East German "Trabi" car reaches 235 kph
By Michelle Martin
BERLIN (Reuters Life!) - Two German car enthusiasts took their Trabant -- the iconic car of communist East Germany -- to the limit while celebrating the 20th anniversary of German reunification, reaching a top speed of 235 kph (145 mph).
Maik and Ronny Urland are claiming a new speed record for the two-cylinder "Trabi."
With their feat over the weekend, the brothers have given the lie to one popular Trabi joke -- "Question: When does a Trabant reach its top speed? Answer: When it's being towed away."
The Trabi, also known as a "Rennpappe" -- or "cardboard racer" -- due to the low-quality, flimsy material from which it was made, was the most popular car in East Germany.
East Germans had to wait years to get their hands on one of the micro cars whose design remained virtually unchanged for the entire three decades of its production.
The Trabi continued to be manufactured until 1991, but many East Germans ditched their "spark plug with a roof" for a more sophisticated West German cars after the Berlin Wall fell.

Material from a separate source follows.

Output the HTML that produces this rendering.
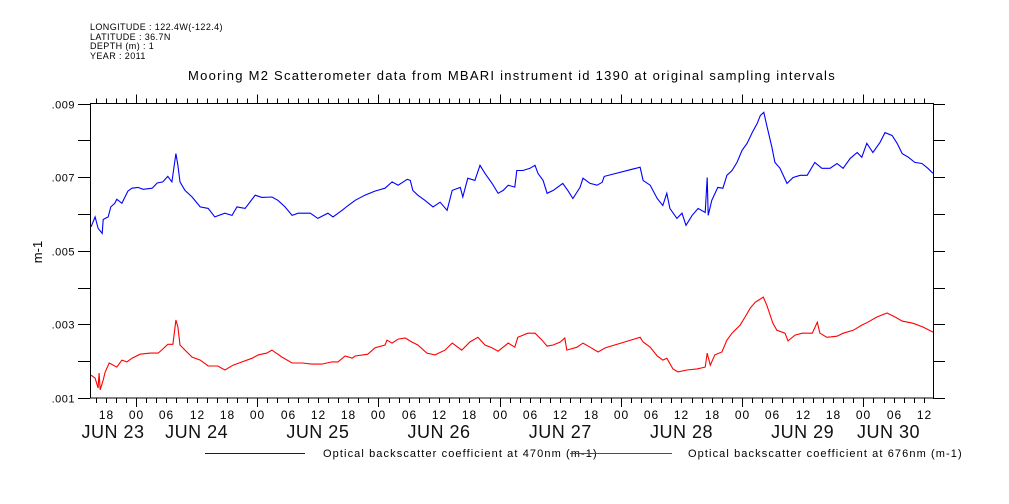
<!DOCTYPE html>
<html><head><meta charset="utf-8"><style>
body{margin:0;background:#fff;}
svg{display:block;font-family:"Liberation Sans",sans-serif;}
</style></head><body>
<svg id="chart" width="1009" height="504" viewBox="0 0 1009 504">
<g font-size="9" fill="#000" letter-spacing="0.4">
<text x="90" y="30">LONGITUDE : 122.4W(-122.4)</text>
<text x="90" y="40">LATITUDE : 36.7N</text>
<text x="90" y="49">DEPTH (m) : 1</text>
<text x="90" y="59">YEAR : 2011</text>
</g>
<text x="512" y="80" font-size="13" text-anchor="middle" letter-spacing="1.25">Mooring M2 Scatterometer data from MBARI instrument id 1390 at original sampling intervals</text>
<text transform="translate(42,252) rotate(-90)" font-size="13" text-anchor="middle">m-1</text>
<g id="axes"></g>
<g id="series"></g>
<g>
<line x1="205" y1="453.5" x2="305" y2="453.5" stroke="#0000ff" stroke-width="1"/>
<text x="323" y="457" font-size="11" letter-spacing="1.1">Optical backscatter coefficient at 470nm (m-1)</text>
<line x1="570" y1="453.5" x2="672" y2="453.5" stroke="#ff0000" stroke-width="1"/>
<text x="688" y="457" font-size="11" letter-spacing="1.1">Optical backscatter coefficient at 676nm (m-1)</text>
</g>
</svg>
<script>
// hours since Jun 23 00:00 ; values in units of 0.001 m-1
const blueTimes=[15.1,15.9,16.5,17.3,17.5,18.5,19.0,19.8,20.2,21.2,22.4,23.2,24.4,25.4,27.2,28.2,29.3,30.3,31.1,31.9,32.3,32.7,33.7,35.1,36.7,38.3,39.6,41.6,43.0,44.0,45.6,47.6,48.9,50.9,52.1,53.5,54.9,56.1,58.5,60.0,62.0,63.0,64.8,66.0,67.4,69.3,71.3,73.3,74.7,75.9,77.7,78.3,78.8,79.8,81.2,82.8,84.2,85.6,86.6,88.2,88.7,89.7,91.1,92.1,93.1,94.5,95.7,96.7,97.7,99.0,99.4,100.6,102.0,103.0,103.6,104.6,105.4,106.6,108.5,109.5,110.5,111.9,112.5,113.9,115.3,116.3,116.7,123.8,124.4,125.8,127.2,128.3,129.1,129.7,131.1,132.1,132.9,134.1,135.3,136.7,137.1,137.3,138.0,139.2,140.2,141.0,142.0,143.0,144.0,145.0,146.0,147.0,147.6,148.3,148.9,149.9,150.5,151.5,152.9,154.1,155.5,156.9,158.4,159.8,161.4,162.8,164.0,165.4,166.8,167.7,168.7,169.9,171.3,172.3,173.7,174.7,175.7,176.9,178.2,179.6,180.8,181.8];
const blueValues=[5.65,5.92,5.61,5.47,5.85,5.92,6.19,6.29,6.40,6.29,6.62,6.70,6.72,6.67,6.70,6.84,6.87,7.02,6.87,7.64,7.32,6.87,6.64,6.46,6.19,6.15,5.92,6.02,5.96,6.19,6.15,6.51,6.45,6.46,6.37,6.19,5.96,6.02,6.02,5.88,6.02,5.92,6.10,6.23,6.37,6.51,6.62,6.70,6.87,6.78,6.94,6.91,6.64,6.51,6.37,6.19,6.32,6.10,6.64,6.72,6.46,6.97,6.91,7.32,7.10,6.83,6.56,6.64,6.78,6.73,7.18,7.18,7.24,7.32,7.10,6.91,6.56,6.64,6.83,6.64,6.42,6.72,6.97,6.83,6.78,6.86,7.02,7.27,6.91,6.78,6.42,6.23,6.56,6.15,5.88,6.02,5.69,5.96,6.15,6.04,6.99,5.96,6.37,6.72,6.70,7.05,7.18,7.40,7.73,7.92,8.21,8.46,8.67,8.76,8.40,7.81,7.40,7.24,6.83,6.99,7.05,7.05,7.40,7.24,7.24,7.37,7.24,7.51,7.67,7.54,7.92,7.67,7.94,8.21,8.13,7.92,7.64,7.54,7.40,7.37,7.24,7.10];
const redTimes=[15.1,15.9,16.5,16.7,16.9,17.5,17.9,18.7,20.2,21.2,22.2,23.2,24.8,26.8,28.4,29.3,30.3,31.3,31.9,32.3,32.7,33.7,35.1,36.7,38.3,40.2,41.6,43.2,45.0,47.0,48.2,49.9,50.9,52.9,54.9,56.9,58.8,60.8,62.8,64.0,65.4,66.8,67.4,69.9,71.3,73.3,73.7,74.7,75.9,77.3,78.6,79.8,81.6,83.2,85.2,86.6,88.5,90.1,91.7,93.1,94.5,95.7,97.7,99.0,99.6,101.6,103.0,104.4,105.4,106.6,108.0,108.9,109.3,111.3,112.5,113.9,115.5,116.9,123.8,124.4,125.8,127.2,128.3,129.1,130.3,131.3,133.1,135.1,136.7,137.1,137.7,138.6,140.0,141.0,142.0,143.6,144.6,145.6,146.6,148.2,148.9,150.1,150.9,152.5,153.1,154.5,155.9,157.9,158.9,159.4,160.8,162.8,164.0,166.0,167.7,168.9,170.7,172.7,174.3,175.7,177.9,179.8,181.8];
const redValues=[1.62,1.54,1.27,1.68,1.22,1.49,1.71,1.95,1.84,2.03,1.98,2.08,2.19,2.22,2.22,2.33,2.46,2.46,3.12,2.93,2.44,2.30,2.11,2.03,1.87,1.87,1.76,1.89,1.98,2.08,2.17,2.22,2.30,2.11,1.95,1.95,1.92,1.92,1.98,1.98,2.14,2.08,2.14,2.19,2.36,2.44,2.57,2.49,2.60,2.63,2.52,2.44,2.22,2.17,2.30,2.49,2.30,2.52,2.65,2.44,2.36,2.27,2.49,2.38,2.65,2.76,2.76,2.57,2.41,2.44,2.52,2.63,2.30,2.38,2.49,2.38,2.25,2.36,2.65,2.52,2.38,2.14,2.03,2.08,1.79,1.71,1.76,1.79,1.84,2.22,1.89,2.17,2.25,2.57,2.76,2.98,3.20,3.44,3.60,3.74,3.52,3.03,2.84,2.76,2.55,2.71,2.76,2.76,3.06,2.76,2.65,2.68,2.76,2.84,2.98,3.06,3.20,3.31,3.20,3.09,3.03,2.93,2.79];
const yTickValues=[1,2,3,4,5,6,7,8,9];
const yTickLabels=[".001","",".003","",".005","",".007","",".009"];
const hourLabels=["00","06","12","18"];
const dayLabels=["JUN 23","JUN 24","JUN 25","JUN 26","JUN 27","JUN 28","JUN 29","JUN 30"];

const X0=90,X1=933,Y0=398,Y1=103.5;
const T0=14.89,T1=181.8,V0=1,V1=9;
function xs(t){return X0+(t-T0)/(T1-T0)*(X1-X0);}
function ys(v){return Y0-(v-V0)/(V1-V0)*(Y0-Y1);}
const NS="http://www.w3.org/2000/svg";
function mk(tag,attrs,parent){const e=document.createElementNS(NS,tag);for(const k in attrs)e.setAttribute(k,attrs[k]);parent.appendChild(e);return e;}
const axes=document.getElementById('axes');
const frame=mk('rect',{x:X0+0.5,y:Y1,width:X1-X0,height:Y0-Y1,fill:'none',stroke:'#000','stroke-width':1},axes);


for(let h=16;h<=T1;h+=2){
  const x=Math.round(xs(h))+0.5;const major=h%24===0;
  const tb=mk('line',{x1:x,x2:x,y1:Y0,y2:Y0+(major?9:5),stroke:'#000'},axes);
  
  
  const tt=mk('line',{x1:x,x2:x,y1:Y1,y2:Y1-(major?9:5),stroke:'#000'},axes);
  
  
  if(h%6===0){
    const lb=mk('text',{x:x,y:Y0+21,'font-size':12,'text-anchor':'middle','letter-spacing':1},axes);
    lb.textContent=hourLabels[(h%24)/6];
    
    
  }
}
dayLabels.forEach((d,i)=>{
  let cx=xs(i*24+12);
  if(i===0)cx=(X0+xs(24))/2;
  if(i===7)cx=Math.min(cx,xs(i*24+5));
  const t=mk('text',{x:cx,y:438,'font-size':18,'text-anchor':'middle','letter-spacing':0.5,fill:'#111'},axes);
  t.textContent=d;
  
  
});
yTickValues.forEach((v,i)=>{
  const y=Math.round(ys(v))+0.5;
  const l=mk('line',{x1:X0-12,x2:X0,y1:y,y2:y,stroke:'#000'},axes);
  
  
  const r=mk('line',{x1:X1,x2:X1+12,y1:y,y2:y,stroke:'#000'},axes);
  
  
  if(yTickLabels[i]){
    const t=mk('text',{x:X0-15,y:y+4,'font-size':11,'text-anchor':'end','letter-spacing':0.5},axes);
    t.textContent=yTickLabels[i];
    
    
  }
});
const series=document.getElementById('series');
function line(ts,vs,color,name){
  const p=mk('polyline',{points:ts.map((t,i)=>xs(t).toFixed(1)+','+ys(vs[i]).toFixed(1)).join(' '),fill:'none',stroke:color,'stroke-width':1.1},series);
  
  
}
line(blueTimes,blueValues,'#0000ff','series-470nm');
line(redTimes,redValues,'#ff0000','series-676nm');
</script>
</body></html>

However, with the spread of "Ostalgia" -- nostalgia for the old East Germany -- the Trabi has become more popular over recent years, even achieving cult status.
Trabi fan clubs have sprung up in many eastern towns and so-called "Trabi Safaris" offering tourists the opportunity to drive one of the stinky old cars themselves have proved a hit in Berlin and Dresden.
There are even plans for a comeback of the iconic car -- albeit with a more modern, environmentally friendly design.